I live in a market town that had about 11,000 residents in 1990. Now the population is 15000, which is a huge increase in a small area. The infrastructure, typically, has not kept pace with the number of residents, and a mixture of the growing population and the system that allows children from other towns to use the schools (mostly rated 'Excellent') means that local children don't always get places, causing friction between 'incomers' and locals.
The trend towards working from home has meant that people from well outside the area have moved here because it is a lovely part of the country and the houses are cheaper than in the SE. They are still expensive for locals, however, so a lot of the new builds are bought by people with profits from smaller houses in more expensive areas, which can also cause tensions.

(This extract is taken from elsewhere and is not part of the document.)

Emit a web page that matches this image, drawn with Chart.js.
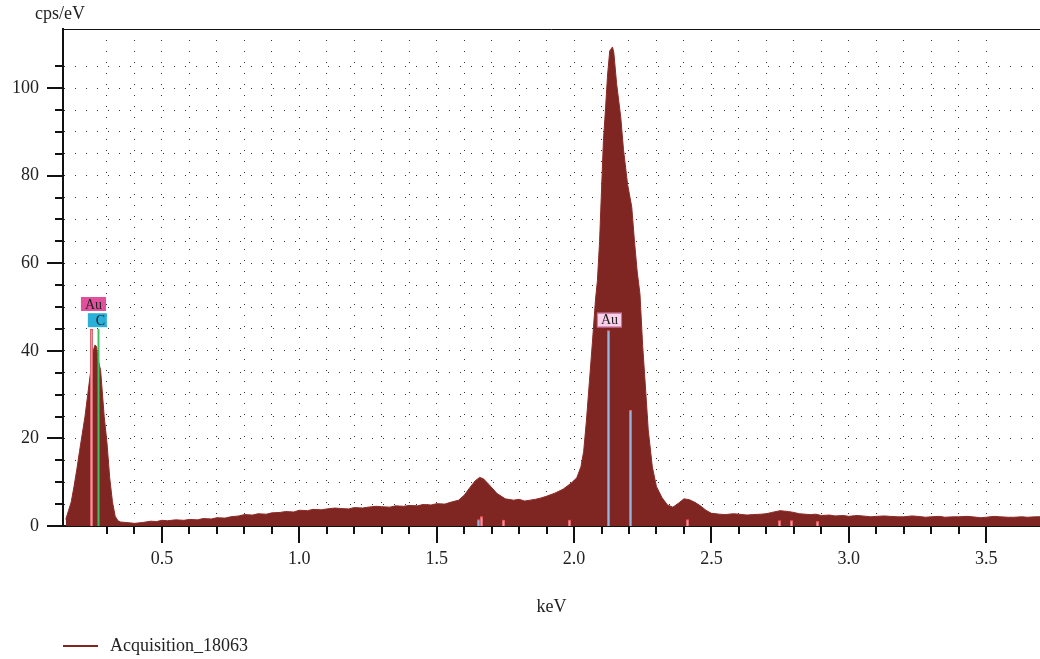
<!DOCTYPE html>
<html>
<head>
<meta charset="utf-8">
<script src="https://cdn.jsdelivr.net/npm/chart.js@4"></script>
<style>
  html, body { margin: 0; padding: 0; background: #fff; }
  #wrap { width: 1040px; height: 659px; }
</style>
</head>
<body>
<div id="wrap"><canvas id="myChart" width="1040" height="659"></canvas></div>
<script>
// spectrum (keV, cps/eV)
const energies = [
  0.15, 0.16, 0.17, 0.18, 0.19, 0.20, 0.21, 0.22, 0.23, 0.24,
  0.25, 0.256, 0.262, 0.268, 0.277, 0.285, 0.29, 0.30, 0.31, 0.32,
  0.33, 0.34, 0.35, 0.37, 0.40, 0.43, 0.46, 0.48, 0.50, 0.52,
  0.55, 0.58, 0.60, 0.63, 0.65, 0.68, 0.70, 0.73, 0.75, 0.78,
  0.80, 0.83, 0.85, 0.88, 0.90, 0.93, 0.95, 0.98, 1.00, 1.03,
  1.05, 1.08, 1.10, 1.13, 1.15, 1.18, 1.20, 1.23, 1.25, 1.28,
  1.30, 1.33, 1.35, 1.38, 1.40, 1.43, 1.45, 1.48, 1.50, 1.53,
  1.55, 1.58, 1.60, 1.62, 1.64, 1.656, 1.67, 1.69, 1.72, 1.75,
  1.78, 1.80, 1.82, 1.84, 1.86, 1.88, 1.90, 1.93, 1.96, 1.99,
  2.01, 2.025, 2.035, 2.045, 2.056, 2.067, 2.078, 2.085, 2.093, 2.10,
  2.107, 2.115, 2.122, 2.13, 2.14, 2.145, 2.155, 2.17, 2.18, 2.195,
  2.21, 2.22, 2.23, 2.24, 2.25, 2.26, 2.27, 2.285, 2.30, 2.32,
  2.34, 2.36, 2.38, 2.40, 2.42, 2.44, 2.46, 2.48, 2.50, 2.53,
  2.55, 2.58, 2.60, 2.63, 2.65, 2.68, 2.70, 2.72, 2.75, 2.78,
  2.80, 2.82, 2.86, 2.88, 2.90, 2.93, 2.95, 2.98, 3.00, 3.03,
  3.05, 3.08, 3.10, 3.13, 3.15, 3.18, 3.20, 3.23, 3.25, 3.28,
  3.30, 3.33, 3.35, 3.38, 3.40, 3.43, 3.45, 3.48, 3.50, 3.53,
  3.55, 3.58, 3.60, 3.63, 3.65, 3.68, 3.696
];
const counts = [
  1.5, 3.5, 5.5, 9.0, 12.8, 17.0, 21.0, 25.0, 30.0, 35.0,
  40.0, 41.3, 41.0, 38.0, 35.5, 29.0, 25.0, 19.0, 11.0, 5.5,
  2.2, 1.2, 0.9, 0.8, 0.6, 0.8, 1.1, 1.0, 1.3, 1.2,
  1.4, 1.3, 1.5, 1.4, 1.7, 1.6, 1.9, 1.8, 2.1, 2.3,
  2.6, 2.5, 2.8, 2.7, 3.0, 3.1, 3.3, 3.2, 3.6, 3.5,
  3.8, 3.7, 3.9, 4.1, 4.0, 3.9, 4.2, 4.1, 4.3, 4.5,
  4.4, 4.3, 4.6, 4.5, 4.7, 4.6, 4.9, 4.8, 5.1, 5.0,
  5.4, 5.9, 7.0, 8.7, 10.3, 11.1, 10.8, 9.5, 7.4, 6.2,
  5.9, 6.1, 5.7, 5.9, 6.1, 6.4, 6.8, 7.5, 8.4, 9.8,
  11.0, 13.5, 17.0, 24.0, 33.0, 42.0, 51.6, 56.0, 65.0, 76.7,
  88.0, 95.7, 103.0, 108.5, 109.4, 108.0, 101.0, 93.4, 86.0, 78.0,
  72.9, 65.0, 58.0, 53.0, 41.0, 31.7, 22.0, 13.5, 9.0, 6.5,
  4.8, 4.3, 5.2, 6.2, 6.0, 5.4, 4.6, 3.6, 2.9, 2.7,
  2.6, 2.8, 2.7, 2.5, 2.6, 2.7, 2.8, 3.1, 3.5, 3.3,
  3.1, 2.8, 2.6, 2.7, 2.4, 2.5, 2.3, 2.4, 2.2, 2.4,
  2.3, 2.1, 2.2, 2.3, 2.2, 2.1, 2.1, 2.3, 2.2, 2.0,
  2.1, 2.2, 2.0, 2.1, 2.1, 2.2, 2.1, 1.9, 2.0, 2.2,
  2.1, 2.0, 2.0, 2.1, 2.0, 2.1, 2.1
];

// element marker lines
const markerEnergy = [0.243, 0.266, 2.122, 2.204, 1.652, 1.662, 1.74, 1.98, 2.41, 2.745, 2.79, 2.885];
const markerHeight = [45, 45, 44.7, 26.5, 1.5, 2.2, 1.4, 1.4, 1.5, 1.3, 1.3, 1.1];
const markerElement = ['Au', 'C', 'Au', 'Au', 'Au', 'Au', 'Au', 'Au', 'Au', 'Au', 'Au', 'Au'];

// marker tags
const tagText = ['Au', 'C', 'Au'];
const tagEnergy = [0.251, 0.265, 2.129];
const tagValue = [50.7, 47.0, 47.1];
const tagFill = ['#e0509c', '#2ab0d8', '#fbd0ea'];

const xMajor = [0.5, 1.0, 1.5, 2.0, 2.5, 3.0, 3.5];
const yMajor = [0, 20, 40, 60, 80, 100];

const seriesName = 'Acquisition_18063';
const xTitle = 'keV';
const yTitle = 'cps/eV';

const maroon = '#802622';
const serif = "'Liberation Serif', 'DejaVu Serif', serif";

const isMajor = (list, v) => list.some(m => Math.abs(m - v) < 1e-6);

const extras = {
  id: 'extras',
  afterDatasetsDraw(chart) {
    const ctx = chart.ctx, x = chart.scales.x, y = chart.scales.y, a = chart.chartArea;
    ctx.save();
    ctx.beginPath();
    ctx.rect(a.left, a.top, a.right - a.left, a.bottom - a.top);
    ctx.clip();
    markerEnergy.forEach((e, i) => {
      const px = Math.round(x.getPixelForValue(e)) + 0.5;
      const top = y.getPixelForValue(markerHeight[i]);
      if (markerElement[i] === 'C') {
        ctx.strokeStyle = '#3cc060';
        ctx.lineWidth = 2;
        ctx.beginPath(); ctx.moveTo(px, a.bottom); ctx.lineTo(px, top); ctx.stroke();
      } else {
        ctx.strokeStyle = '#f05050';
        ctx.lineWidth = 3;
        ctx.beginPath(); ctx.moveTo(px, a.bottom); ctx.lineTo(px, top); ctx.stroke();
        ctx.strokeStyle = '#90b8e0';
        ctx.lineWidth = 1.5;
        ctx.beginPath(); ctx.moveTo(px, a.bottom); ctx.lineTo(px, top + 1); ctx.stroke();
      }
    });
    ctx.font = '14px ' + serif;
    ctx.textAlign = 'center';
    ctx.textBaseline = 'middle';
    tagText.forEach((t, i) => {
      const cx = x.getPixelForValue(tagEnergy[i]);
      const cy = y.getPixelForValue(tagValue[i]);
      const w = Math.max(ctx.measureText(t).width + 8, 19);
      ctx.fillStyle = tagFill[i];
      ctx.fillRect(cx - w / 2, cy - 7, w, 14);
      if (i === 2) {
        ctx.strokeStyle = '#c070a0';
        ctx.lineWidth = 1;
        ctx.strokeRect(cx - w / 2 + 0.5, cy - 7 + 0.5, w - 1, 14);
      }
      ctx.fillStyle = '#222';
      ctx.fillText(t, cx + (i === 1 ? 3 : 0), cy + 1);
    });
    ctx.restore();
  },
  afterDraw(chart) {
    const ctx = chart.ctx, x = chart.scales.x, y = chart.scales.y, a = chart.chartArea;
    ctx.save();
    ctx.strokeStyle = '#111';
    ctx.lineWidth = 2;
    // tick marks
    x.ticks.forEach(t => {
      const px = Math.round(x.getPixelForValue(t.value));
      const len = isMajor(xMajor, t.value) ? 17 : 8;
      ctx.beginPath(); ctx.moveTo(px, a.bottom); ctx.lineTo(px, a.bottom + len); ctx.stroke();
    });
    y.ticks.forEach(t => {
      const py = Math.round(y.getPixelForValue(t.value));
      const len = isMajor(yMajor, t.value) ? 16 : 8;
      ctx.beginPath(); ctx.moveTo(a.left, py); ctx.lineTo(a.left - len, py); ctx.stroke();
    });
    // frame top
    ctx.lineWidth = 1;
    ctx.beginPath(); ctx.moveTo(a.left, a.top + 0.5); ctx.lineTo(a.right, a.top + 0.5); ctx.stroke();
    // y title
    ctx.fillStyle = '#222';
    ctx.font = '18px ' + serif;
    ctx.textAlign = 'left';
    ctx.textBaseline = 'alphabetic';
    ctx.fillText(yTitle, 35, 19);
    // legend
    ctx.strokeStyle = maroon;
    ctx.lineWidth = 2;
    ctx.beginPath(); ctx.moveTo(63, 646); ctx.lineTo(98, 646); ctx.stroke();
    ctx.textBaseline = 'middle';
    ctx.fillText(seriesName, 110, 646);
    ctx.restore();
  }
};

const data = {
  datasets: [{
    label: seriesName,
    data: energies.map((e, i) => ({ x: e, y: counts[i] })),
    fill: 'origin',
    backgroundColor: maroon,
    borderColor: '#8c2a26',
    borderWidth: 1,
    pointRadius: 0,
    tension: 0
  }]
};

const config = {
  type: 'line',
  data,
  options: {
    animation: false,
    responsive: false,
    layout: { padding: { top: 29, right: 0, bottom: 37, left: 0 } },
    plugins: {
      legend: { display: false },
      tooltip: { enabled: false }
    },
    scales: {
      x: {
        type: 'linear',
        min: 0.14,
        max: 3.696,
        afterBuildTicks: s => { s.ticks = s.ticks.filter(t => Math.abs(t.value * 10 - Math.round(t.value * 10)) < 1e-6); },
        afterFit: s => { s.height = 96; },
        ticks: {
          stepSize: 0.1,
          autoSkip: false,
          maxRotation: 0,
          padding: 5,
          color: '#222',
          font: { family: serif, size: 18 },
          callback: v => isMajor(xMajor, v) ? v.toFixed(1) : ''
        },
        grid: {
          color: '#333',
          lineWidth: 1,
          drawTicks: true,
          tickLength: 17,
          tickColor: 'rgba(0,0,0,0)'
        },
        border: { color: '#111', width: 2, dash: [1, 10] },
        title: {
          display: true,
          text: xTitle,
          color: '#222',
          font: { family: serif, size: 18 },
          padding: { top: 24 }
        }
      },
      y: {
        min: 0,
        max: 113.5,
        afterBuildTicks: s => { s.ticks = s.ticks.filter(t => Math.abs(t.value / 5 - Math.round(t.value / 5)) < 1e-6); },
        afterFit: s => { s.width = 63; },
        ticks: {
          stepSize: 5,
          autoSkip: false,
          padding: 8,
          color: '#222',
          font: { family: serif, size: 18 },
          callback: v => isMajor(yMajor, v) ? String(v) : ''
        },
        grid: {
          color: '#333',
          lineWidth: 1,
          drawTicks: true,
          tickLength: 16,
          tickColor: 'rgba(0,0,0,0)'
        },
        border: { color: '#111', width: 2, dash: [1, 10] }
      }
    }
  },
  plugins: [extras]
};

var myChart = new Chart(
  document.getElementById('myChart'),
  config
);
</script>
</body>
</html>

Modern houses are not my thing - I'd rather have good sized rooms and walls separating spaces than open-plan living areas and tiny bedrooms each with its own bathroom - but most house buyers must want that, and in any case there aren't enough older homes to go round. People seem to prefer detached houses crammed together in warrens than connected houses in wide streets with surrounding space and access to facilities.
As with other areas, most of the new houses are 4-5 bed boxes, clumped together on estates on the outskirts of town with no amenities. This means that everyone living there has to bring cars into the centre, clogging car parks and polluting the air. There seems to be no thought to it. The town centre (where I live) has developed over hundreds of years, so there is nowhere to put estates, so instead they are on ex farmland, and on spaces where there used to be facilities such as hospitals which have been lost to centralised 'hubs'. The town has lost a lot of its character and sense of self, and if things carry on in this way we will find ourselves joined up with neighbouring towns in all directions. The estates have definitely changed the character of the town, as they do all over the UK.
It is a shame in many ways, but all houses were new once, and people have to live somewhere. Demographic shifts and other shifts in social behaviour, such as divorce, young people marrying/settling down later and becoming less likely to live with parents until they do so mean that there are more households than there used to be, and more houses are needed as a result. Nobody wants them in their backyard, but where are they supposed to go?